Why it matters: Autonomous agents are often embedded in automated workflows where user interaction is not guaranteed.

Best practice: All ambiguity is treated as fatal, not recoverable.

3.8 Data Privacy

Policy: data.privacy Prevents inference or fabrication of personal data not present in the schema.

Why it matters: Agents often exploit patterns to guess fields such as a customer’s name, address, or preferences. Schema boundaries prevent that.

Best practice: Require strict adherence to the OpenAPI schema as the sole source of truth.

4. Designing Effective Guardrails: Best Practices

4.1 Guardrails must be explicit and prescriptive

Avoid vague or interpretive language. Use MUST, MUST NOT, and MAY (RFC-style terminology).

4.2 Separate rules by failure modes

Each policy should address one failure type only. This improves logging, debugging, and enforcement.

4.3 Tie guardrails to agent phases

Agents behave differently depending on:

Understanding context
Planning
Executing API calls

Binding rules to phases prevents misapplication.

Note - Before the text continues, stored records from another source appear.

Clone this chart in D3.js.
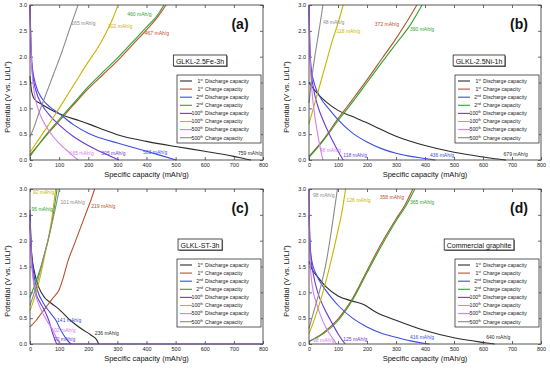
<!DOCTYPE html>
<html>
<head>
<meta charset="utf-8">
<script src="https://cdn.jsdelivr.net/npm/d3@7"></script>
<style>
  body { margin: 0; background: #fff; }
  text { font-family: "Liberation Sans", Arial, sans-serif; }
</style>
</head>
<body>
<svg id="chart" width="550" height="368"></svg>
<script>
// series order in every panel:
// 1st dis, 1st chg, 2nd dis, 2nd chg, 100th dis, 100th chg, 500th dis, 500th chg
const seriesColors = ["#2b2b2b", "#b8502c", "#3a4fe6", "#2ea52e", "#6b3ad8", "#c8b400", "#d47cf2", "#8a8a8a"];
const legendNum = ["1", "1", "2", "2", "100", "100", "500", "500"];
const legendSup = ["st", "st", "nd", "nd", "th", "th", "th", "th"];
const legendText = ["Discharge capacity", "Charge capacity", "Discharge capacity", "Charge capacity",
                    "Discharge capacity", "Charge capacity", "Discharge capacity", "Charge capacity"];

const xTicks = [0, 100, 200, 300, 400, 500, 600, 700, 800];
const yTicks = [0, 0.5, 1.0, 1.5, 2.0, 2.5, 3.0];

const panelLetters = ["(a)", "(b)", "(c)", "(d)"];
const panelNames = ["GLKL-2.5Fe-3h", "GLKL-2.5Ni-1h", "GLKL-ST-3h", "Commercial graphite"];

// (a) GLKL-2.5Fe-3h
const fe_d1 = [[0,1.62],[5,1.35],[15,1.18],[40,1.08],[80,0.95],[120,0.85],[170,0.76],[210,0.68],[260,0.57],[300,0.49],[400,0.36],[500,0.26],[600,0.17],[700,0.07],[740,0.02],[759,0]];
const fe_c1 = [[0,0.1],[30,0.3],[60,0.5],[100,0.75],[150,1.07],[200,1.38],[250,1.65],[300,1.92],[350,2.22],[400,2.52],[440,2.78],[467,3.0]];
const fe_d2 = [[0,3.0],[3,2.3],[8,1.8],[20,1.45],[40,1.2],[70,1.02],[100,0.9],[150,0.68],[200,0.52],[250,0.41],[300,0.33],[400,0.17],[460,0.07],[503,0]];
const fe_c2 = [[0,0.07],[30,0.3],[60,0.52],[100,0.78],[150,1.1],[200,1.42],[250,1.7],[300,1.97],[350,2.27],[400,2.57],[440,2.82],[460,3.0]];
const fe_d100 = [[0,3.0],[3,2.2],[8,1.7],[20,1.35],[40,1.08],[70,0.85],[100,0.68],[150,0.45],[200,0.28],[250,0.14],[290,0.04],[305,0]];
const fe_c100 = [[0,0.15],[30,0.4],[60,0.65],[100,1.0],[150,1.45],[200,1.9],[230,2.15],[260,2.45],[285,2.75],[302,3.0]];
const fe_d500 = [[0,3.0],[2,2.4],[6,1.8],[15,1.3],[30,0.95],[50,0.7],[80,0.45],[110,0.27],[140,0.12],[165,0]];
const fe_c500 = [[0,0.45],[15,0.65],[30,0.9],[50,1.2],[80,1.65],[110,2.1],[140,2.6],[165,3.0]];
const feCaps = [759, 467, 503, 460, 305, 302, 165, 165];
const feCapAt = [[714,0.12],[394,2.45],[388,0.15],[334,2.81],[245,0.12],[268,2.58],[136,0.12],[142,2.63]];

// (b) GLKL-2.5Ni-1h
const ni_d1 = [[0,1.5],[10,1.42],[30,1.28],[60,1.12],[100,0.96],[150,0.84],[200,0.72],[230,0.64],[300,0.46],[400,0.28],[500,0.15],[600,0.06],[650,0.02],[679,0]];
const ni_c1 = [[0,0.07],[50,0.4],[100,0.8],[150,1.17],[200,1.55],[250,1.95],[300,2.35],[340,2.7],[372,3.0]];
const ni_d2 = [[0,3.0],[3,2.2],[8,1.75],[20,1.45],[40,1.2],[70,0.98],[100,0.78],[150,0.52],[200,0.35],[250,0.22],[300,0.13],[350,0.07],[400,0.03],[436,0]];
const ni_c2 = [[0,0.05],[50,0.38],[100,0.76],[150,1.12],[200,1.5],[250,1.88],[300,2.25],[350,2.62],[390,3.0]];
const ni_d100 = [[0,3.0],[2,2.3],[6,1.8],[15,1.4],[30,1.05],[50,0.75],[70,0.5],[90,0.28],[105,0.12],[118,0]];
const ni_c100 = [[0,0.7],[20,1.1],[40,1.5],[60,1.9],[80,2.3],[100,2.65],[118,3.0]];
const ni_d500 = [[0,3.0],[2,2.3],[5,1.8],[10,1.35],[20,0.85],[30,0.5],[40,0.2],[48,0]];
const ni_c500 = [[0,1.1],[10,1.6],[20,2.0],[30,2.35],[40,2.7],[48,3.0]];
const niCaps = [679, 372, 436, 390, 118, 118, 48, 48];
const niCapAt = [[671,0.1],[227,2.61],[417,0.08],[348,2.53],[118,0.08],[95,2.49],[37,0.19],[48,2.66]];

// (c) GLKL-ST-3h
const st_d1 = [[0,2.3],[5,1.8],[15,1.4],[30,1.1],[50,0.9],[75,0.78],[100,0.67],[140,0.45],[180,0.28],[210,0.17],[229,0.08],[236,0]];
const st_c1 = [[0,0.33],[20,0.45],[40,0.6],[60,0.75],[80,0.9],[100,1.05],[115,1.3],[130,1.6],[150,1.9],[170,2.2],[190,2.5],[210,2.8],[222,3.0]];
const st_d2 = [[0,2.5],[5,1.8],[12,1.4],[25,1.05],[45,0.8],[70,0.6],[90,0.45],[100,0.33],[115,0.18],[130,0.06],[141,0]];
const st_c2 = [[0,0.9],[10,1.05],[20,1.2],[35,1.45],[50,1.75],[62,2.0],[75,2.35],[85,2.7],[93,3.0]];
const st_d100 = [[0,2.6],[4,1.8],[10,1.35],[20,1.0],[35,0.8],[50,0.65],[65,0.45],[78,0.2],[88,0.05],[92,0],[800,0]];
const st_c100 = [[0,0.65],[10,0.8],[20,0.98],[35,1.3],[50,1.7],[65,2.1],[78,2.55],[88,3.0]];
const st_d500 = [[0,2.4],[4,1.7],[10,1.3],[20,0.95],[35,0.7],[55,0.48],[75,0.3],[90,0.13],[102,0]];
const st_c500 = [[0,0.75],[15,1.0],[30,1.3],[50,1.75],[70,2.2],[88,2.65],[101,3.0]];
const stCaps = [236, 219, 141, 95, 92, 92, 102, 101];
const stCapAt = [[222,0.2],[210,2.65],[93,0.46],[5,2.6],[82,0.08],[10,2.92],[73,0.26],[105,2.73]];

// (d) Commercial graphite
const cg_d1 = [[0,1.6],[10,1.45],[30,1.3],[60,1.1],[100,0.93],[150,0.83],[190,0.76],[230,0.62],[300,0.46],[400,0.26],[500,0.12],[600,0.03],[640,0]];
const cg_c1 = [[0,0.05],[50,0.22],[100,0.48],[150,0.88],[200,1.42],[250,1.95],[300,2.42],[330,2.68],[358,3.0]];
const cg_d2 = [[0,2.5],[4,1.9],[10,1.6],[25,1.35],[50,1.1],[80,0.88],[100,0.75],[150,0.5],[200,0.33],[250,0.21],[300,0.13],[350,0.06],[400,0.01],[416,0]];
const cg_c2 = [[0,0.05],[50,0.2],[100,0.45],[150,0.85],[200,1.38],[250,1.9],[300,2.38],[335,2.68],[365,3.0]];
const cg_d100 = [[0,3.0],[2,2.2],[6,1.7],[15,1.35],[30,1.0],[50,0.72],[75,0.45],[100,0.2],[115,0.07],[125,0]];
const cg_c100 = [[0,0.2],[20,0.5],[40,0.85],[60,1.25],[80,1.7],[100,2.2],[115,2.6],[126,3.0]];
const cg_d500 = [[0,3.0],[2,2.0],[5,1.5],[12,1.1],[25,0.8],[40,0.55],[60,0.3],[80,0.12],[95,0]];
const cg_c500 = [[0,0.3],[20,0.7],[40,1.1],[60,1.6],[80,2.3],[98,3.0]];
const cgCaps = [640, 358, 416, 365, 125, 126, 98, 98];
const cgCapAt = [[611,0.12],[244,2.84],[348,0.12],[348,2.74],[118,0.08],[129,2.78],[14,0.07],[14,2.87]];

const panelCurves = [
  [fe_d1, fe_c1, fe_d2, fe_c2, fe_d100, fe_c100, fe_d500, fe_c500],
  [ni_d1, ni_c1, ni_d2, ni_c2, ni_d100, ni_c100, ni_d500, ni_c500],
  [st_d1, st_c1, st_d2, st_c2, st_d100, st_c100, st_d500, st_c500],
  [cg_d1, cg_c1, cg_d2, cg_c2, cg_d100, cg_c100, cg_d500, cg_c500]
];
const panelCaps = [feCaps, niCaps, stCaps, cgCaps];
const panelCapAt = [feCapAt, niCapAt, stCapAt, cgCapAt];

// layout of the four plot frames
const frames = [
  {x: 30, y: 5, w: 233, h: 155},
  {x: 309, y: 5, w: 232, h: 155},
  {x: 30, y: 189, w: 233, h: 155},
  {x: 309, y: 189, w: 232, h: 155}
];

const svg = d3.select("#chart");

frames.forEach((f, p) => {
  const g = svg.append("g").attr("transform", `translate(${f.x},${f.y})`);
  const x = d3.scaleLinear().domain([0, 800]).range([0, f.w]);
  const y = d3.scaleLinear().domain([0, 3]).range([f.h, 0]);

  const defsId = "clip" + p;
  g.append("clipPath").attr("id", defsId)
    .append("rect").attr("x", -1).attr("y", -1).attr("width", f.w + 2).attr("height", f.h + 2);

  // axes, ticks inward
  const bottom = g.append("g").attr("transform", `translate(0,${f.h})`)
    .call(d3.axisBottom(x).tickValues(xTicks).tickSize(-3).tickPadding(3).tickFormat(d3.format("d")));
  const top = g.append("g").call(d3.axisTop(x).tickValues(xTicks).tickSize(-3).tickFormat(""));
  const left = g.append("g")
    .call(d3.axisLeft(y).tickValues(yTicks).tickSize(-3).tickPadding(3).tickFormat(d3.format(".1f")));
  const right = g.append("g").attr("transform", `translate(${f.w},0)`)
    .call(d3.axisRight(y).tickValues(yTicks).tickSize(-3).tickFormat(""));
  [bottom, top, left, right].forEach(a => {
    a.select(".domain").remove();
    a.selectAll("line").attr("stroke", "#444").attr("stroke-width", 0.8);
    a.selectAll("text").attr("font-size", 5.5).attr("fill", "#222")
      .style("font-family", '"Liberation Sans", Arial, sans-serif');
  });

  // curves
  const line = d3.line().x(d => x(d[0])).y(d => y(d[1])).curve(d3.curveMonotoneX);
  g.append("g").attr("clip-path", `url(#${defsId})`)
    .selectAll("path").data(panelCurves[p]).enter()
    .append("path")
    .attr("d", line)
    .attr("fill", "none")
    .attr("stroke", (d, i) => seriesColors[i])
    .attr("stroke-width", 1.1);

  // frame
  g.append("rect").attr("width", f.w).attr("height", f.h)
    .attr("fill", "none").attr("stroke", "#444").attr("stroke-width", 0.9);

  // capacity annotations
  g.selectAll("text.cap").data(panelCaps[p]).enter()
    .append("text").attr("class", "cap")
    .attr("x", (d, i) => x(panelCapAt[p][i][0]))
    .attr("y", (d, i) => y(panelCapAt[p][i][1]))
    .attr("dominant-baseline", "middle")
    .attr("font-size", 5)
    .attr("fill", (d, i) => seriesColors[i])
    .text(d => d + " mAh/g");

  // panel letter
  g.append("text").attr("x", 210).attr("y", 24).attr("text-anchor", "middle")
    .attr("font-size", 14).attr("font-weight", "bold").attr("fill", "#111")
    .text(panelLetters[p]);

  // sample name box
  const nb = g.append("g");
  const nt = nb.append("text").attr("x", 170).attr("y", 58.5).attr("text-anchor", "middle")
    .attr("font-size", 7).attr("fill", "#111").text(panelNames[p]);
  const bb = nt.node().getBBox();
  nb.insert("rect", "text").attr("x", bb.x - 2.5 + 1).attr("y", 50 + 1)
    .attr("width", bb.width + 5).attr("height", 11).attr("fill", "#777");
  nb.insert("rect", "text").attr("x", bb.x - 2.5).attr("y", 50)
    .attr("width", bb.width + 5).attr("height", 11)
    .attr("fill", "#fff").attr("stroke", "#222").attr("stroke-width", 0.8);

  // legend
  const lx = f.w - 86, ly = 70;
  const lg = g.append("g").attr("transform", `translate(${lx},${ly})`);
  lg.append("rect").attr("width", 84).attr("height", 68)
    .attr("fill", "#fff").attr("stroke", "#333").attr("stroke-width", 0.8);
  seriesColors.forEach((c, i) => {
    const ry = 6 + i * 8.1;
    lg.append("line").attr("x1", 3).attr("x2", 15).attr("y1", ry).attr("y2", ry)
      .attr("stroke", c).attr("stroke-width", 1.1);
    const t = lg.append("text").attr("x", 26).attr("y", ry + 1.8).attr("text-anchor", "end")
      .attr("font-size", 5.2).attr("fill", "#222");
    t.append("tspan").text(legendNum[i]);
    t.append("tspan").attr("font-size", 3.4).attr("dy", -2).text(legendSup[i]);
    lg.append("text").attr("x", 28).attr("y", ry + 1.8)
      .attr("font-size", 5.2).attr("fill", "#222").text(legendText[i]);
  });

  // axis titles
  g.append("text").attr("x", f.w / 2).attr("y", f.h + 17).attr("text-anchor", "middle")
    .attr("font-size", 7.5).attr("fill", "#111").text("Specific capacity (mAh/g)");
  const yt = g.append("text").attr("transform", `translate(-20,${92}) rotate(-90)`)
    .attr("text-anchor", "middle").attr("font-size", 7.5).attr("fill", "#111");
  yt.append("tspan").text("Potential (V vs. Li/Li");
  yt.append("tspan").attr("font-size", 5).attr("dy", -3).text("+");
  yt.append("tspan").attr("dy", 3).text(")");
});
</script>
</body>
</html>
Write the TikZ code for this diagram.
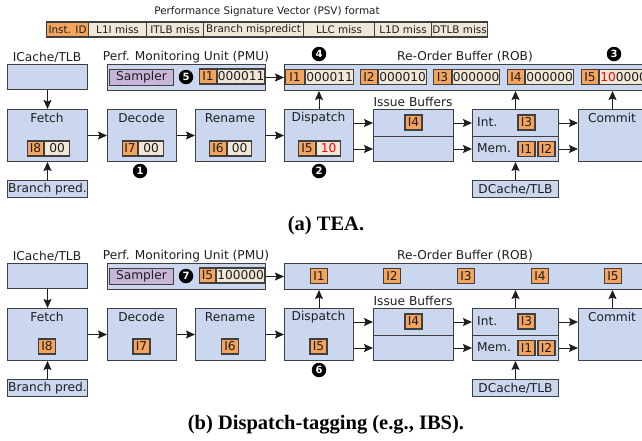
\documentclass[tikz,border=0pt]{standalone}
\usepackage{fontspec}
\setmainfont{DejaVu Sans}
\newfontfamily\capfont{Liberation Serif}
\usetikzlibrary{arrows.meta,calc}

\definecolor{blockblue}{HTML}{CBD7EE}
\definecolor{tagorange}{HTML}{F4A45C}
\definecolor{valbeige}{HTML}{F1E7D8}
\definecolor{sampviolet}{HTML}{C8B6DA}
\definecolor{edgegray}{HTML}{3F3F3F}
\definecolor{inkdark}{HTML}{1E1E1E}

\newcommand\stagefnt{\fontsize{12.2}{14}\selectfont}
\newcommand\psvfnt{\fontsize{10.4}{12}\selectfont}
\newcommand\dotfnt{\fontsize{10}{11}\selectfont\bfseries}
\newcommand\capfnt{\capfont\bfseries\fontsize{20.5}{24}\selectfont}

\tikzset{
  lbl/.style={font=\stagefnt, text=inkdark, inner sep=0},
  blk/.style={draw=edgegray, fill=blockblue, line width=1pt, inner sep=0,
    anchor=north west, font=\stagefnt, text=inkdark},
  sampler/.style={blk, fill=sampviolet},
  idcell/.style={draw=edgegray, fill=tagorange, line width=1.1pt, inner sep=0,
    minimum height=15, minimum width=17, font=\stagefnt, text=inkdark},
  valcell/.style={idcell, fill=valbeige, anchor=west},
  psvcell/.style={draw=edgegray, fill=valbeige, line width=1.1pt, inner sep=0,
    minimum height=15, anchor=west, font=\psvfnt, text=inkdark},
  numdot/.style={circle, fill=black, inner sep=0, minimum size=14.5,
    text=white, font=\dotfnt},
  conn/.style={draw=inkdark, line width=1pt,
    -{Stealth[length=9pt,width=8pt,inset=1.5pt]}},
}

% Pipeline skeleton shared by both variants; #1 prefixes the node names
\newcommand\drawcore[1]{%
  % front end and monitoring unit
  \node[lbl] (#1icachelbl) at (47,57) {ICache/TLB};
  \node[blk, minimum width=80, minimum height=25] (#1icache) at (7,64) {};
  \node[lbl] (#1pmulbl) at (186,57) {Perf. Monitoring Unit (PMU)};
  \node[blk, minimum width=158, minimum height=26] (#1pmu) at (107,64) {};
  \node[sampler, minimum width=64, minimum height=16] (#1samp) at (109,69) {Sampler};
  \node[lbl] (#1roblbl) at (465,57) {Re-Order Buffer (ROB)};
  \node[blk, minimum width=376, minimum height=26] (#1rob) at (284,64) {};
  % pipeline stages
  \node[blk, minimum width=80, minimum height=52] (#1fetch) at (7,109) {};
  \node[blk, minimum width=69, minimum height=52] (#1decode) at (107,109) {};
  \node[blk, minimum width=70, minimum height=52] (#1rename) at (195,109) {};
  \node[blk, minimum width=69, minimum height=52] (#1dispatch) at (284,109) {};
  \node[blk, minimum width=80, minimum height=27] (#1issuetop) at (373,109) {};
  \node[blk, minimum width=80, minimum height=25] (#1issuebot) at (373,136) {};
  \node[blk, minimum width=86, minimum height=27] (#1int) at (472,109) {};
  \node[blk, minimum width=86, minimum height=25] (#1mem) at (472,136) {};
  \node[blk, minimum width=68, minimum height=52] (#1commit) at (578,109) {};
  \node[blk, minimum width=80, minimum height=17] (#1bpred) at (7,180) {Branch pred.};
  \node[blk, minimum width=86, minimum height=17] (#1dcache) at (472,180) {DCache/TLB};
  % stage names
  \node[lbl] (#1fetchname) at (47,118) {Fetch};
  \node[lbl] (#1decodename) at (141.5,118) {Decode};
  \node[lbl] (#1renamename) at (230,118) {Rename};
  \node[lbl] (#1dispatchname) at (318.5,118) {Dispatch};
  \node[lbl] (#1commitname) at (612,118) {Commit};
  \node[lbl] (#1issuelbl) at (413,102) {Issue Buffers};
  \node[lbl, anchor=west] (#1intname) at (477,122) {Int.};
  \node[lbl, anchor=west] (#1memname) at (477,148.5) {Mem.};
  % instructions waiting in the back end
  \node[idcell] (#1iqI4) at (413.5,122.5) {I4};
  \node[idcell] (#1intI3) at (526.5,122.5) {I3};
  \node[idcell] (#1memI1) at (526.5,149) {I1};
  \node[idcell] (#1memI2) at (546.5,149) {I2};
  % connectors
  \draw[conn] (#1icache) -- (#1fetch);
  \draw[conn] (#1bpred) -- (#1fetch);
  \draw[conn] (#1fetch) -- (#1decode);
  \draw[conn] (#1decode) -- (#1rename);
  \draw[conn] (#1rename) -- (#1dispatch);
  \draw[conn] (#1pmu.east) -- (#1pmu.east -| #1rob.west);
  \draw[conn] (#1dispatch.north) -- (#1dispatch.north |- #1rob.south);
  \draw[conn] (#1issuetop.west -| #1dispatch.east) -- (#1issuetop.west);
  \draw[conn] (#1issuebot.west -| #1dispatch.east) -- (#1issuebot.west);
  \draw[conn] (#1issuetop) -- (#1int);
  \draw[conn] (#1issuebot) -- (#1mem);
  \draw[conn] (#1int.east) -- (#1int.east -| #1commit.west);
  \draw[conn] (#1mem.east) -- (#1mem.east -| #1commit.west);
  \draw[conn] (#1int.north) -- (#1int.north |- #1rob.south);
  \draw[conn] (#1commit.north) -- (#1commit.north |- #1rob.south);
  \draw[conn] (#1dcache) -- (#1mem);
}

\begin{document}
\begin{tikzpicture}[x=1pt,y=-1pt]
\useasboundingbox (0,0) rectangle (642,440);
\clip (0,0) rectangle (642,440);

% Performance Signature Vector layout
\node[font=\psvfnt, text=inkdark, inner sep=0] (psvtitle) at (267,12)
  {Performance Signature Vector (PSV) format};
\node[psvcell, fill=tagorange, minimum width=42] (psvid) at (46,29.5) {Inst. ID};
\node[psvcell, minimum width=58] (psvlii) at (88,29.5) {L1I miss};
\node[psvcell, minimum width=57] (psvitlb) at (146,29.5) {ITLB miss};
\node[psvcell, minimum width=100] (psvbr) at (203,29.5) {Branch mispredict};
\node[psvcell, minimum width=71] (psvllc) at (303,29.5) {LLC miss};
\node[psvcell, minimum width=57] (psvlid) at (374,29.5) {L1D miss};
\node[psvcell, minimum width=56] (psvdtlb) at (431,29.5) {DTLB miss};

% ---------------- (a) TEA ----------------
\drawcore{a}
% sampled PSV in the PMU
\node[numdot] (adot5) at (186,77) {5};
\node[idcell, anchor=west] (apmuid) at (199,76.5) {I1};
\node[valcell, minimum width=47] (apmuval) at (apmuid.east) {000011};
% PSVs held in the ROB
\node[idcell, anchor=west, minimum width=19] (arob1) at (285,77) {I1};
\node[valcell, minimum width=48] (arob1v) at (arob1.east) {000011};
\node[idcell, anchor=west] (arob2) at (360,77) {I2};
\node[valcell, minimum width=48] (arob2v) at (arob2.east) {000010};
\node[idcell, anchor=west, minimum width=18] (arob3) at (433,77) {I3};
\node[valcell, minimum width=47] (arob3v) at (arob3.east) {000000};
\node[idcell, anchor=west] (arob4) at (507,77) {I4};
\node[valcell, minimum width=48] (arob4v) at (arob4.east) {000000};
\node[idcell, anchor=west] (arob5) at (581,77) {I5};
\node[valcell, minimum width=48] (arob5v) at (arob5.east) {{\color{red}10}0000};
% PSVs travelling through the front end
\node[idcell, anchor=west, minimum width=16] (afetchid) at (27,148.5) {I8};
\node[valcell, minimum width=25] (afetchv) at (afetchid.east) {00};
\node[idcell, anchor=west, minimum width=15] (adecid) at (122,148.5) {I7};
\node[valcell, minimum width=25] (adecv) at (adecid.east) {00};
\node[idcell, anchor=west] (arenid) at (209,148.5) {I6};
\node[valcell, minimum width=24] (arenv) at (arenid.east) {00};
\node[idcell, anchor=west] (adisid) at (298,148.5) {I5};
\node[valcell, minimum width=24] (adisv) at (adisid.east) {\color{red}10};
% event markers
\node[numdot] (adot1) at (140,171) {1};
\node[numdot] (adot2) at (319,171) {2};
\node[numdot] (adot3) at (614,54) {3};
\node[numdot] (adot4) at (319,54) {4};
\node[font=\capfnt, text=black, inner sep=0] (acap) at (326,226) {(a) TEA.};

% ---------------- (b) Dispatch tagging ----------------
\begin{scope}[yshift=-199pt]
\drawcore{b}
\node[numdot] (bdot7) at (186,77) {7};
\node[idcell, anchor=west, minimum width=16] (bpmuid) at (199,76.5) {I5};
\node[valcell, minimum width=48] (bpmuval) at (bpmuid.east) {100000};
% tags only in the ROB
\node[idcell] (brob1) at (319,77) {I1};
\node[idcell] (brob2) at (392,77) {I2};
\node[idcell] (brob3) at (466,77) {I3};
\node[idcell] (brob4) at (540,77) {I4};
\node[idcell] (brob5) at (613,77) {I5};
% tags in the front end
\node[idcell] (bfetchid) at (47,147.5) {I8};
\node[idcell] (bdecid) at (141.5,147.5) {I7};
\node[idcell] (brenid) at (230,147.5) {I6};
\node[idcell] (bdisid) at (318.5,147.5) {I5};
\node[numdot] (bdot6) at (319,171) {6};
\node[font=\capfnt, text=black, inner sep=0] (bcap) at (326,226)
  {(b) Dispatch-tagging (e.g., IBS).};
\end{scope}
\end{tikzpicture}
\end{document}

4.4 Avoid overlapping or conflicting rules

Every behavior the agent should exhibit needs to be:

Declared once
Unambiguous
Testable

4.5 Use schema-driven reasoning

The schema is the source of truth. The agent must:

Validate all fields against it
Construct queries strictly using supported types
Never extrapolate

4.6 Provide deterministic rejection patterns

Rejections should follow a consistent template:

Identify the unsupported instruction
Cite the violated policy
Avoid partial or ambiguous answers

4.7 Build testing suites around guardrails

Each policy should be convertible into:

Unit tests
Integration tests
Spec-based simulations

5. Summary

Guardrails are the backbone of reliable autonomous agents. Using the ACME Sales Analytics guardrail structure as a reference, developers should:

Define strict domain boundaries
Enforce schema compliance
Reject ambiguity deterministically
Prevent hallucinations
Maintain user and data safety
Tie constraints to specific phases of agent reasoning

A well-designed guardrail system ensures that your AI agent behaves as a predictable, compliant, and trustworthy component in larger enterprise systems.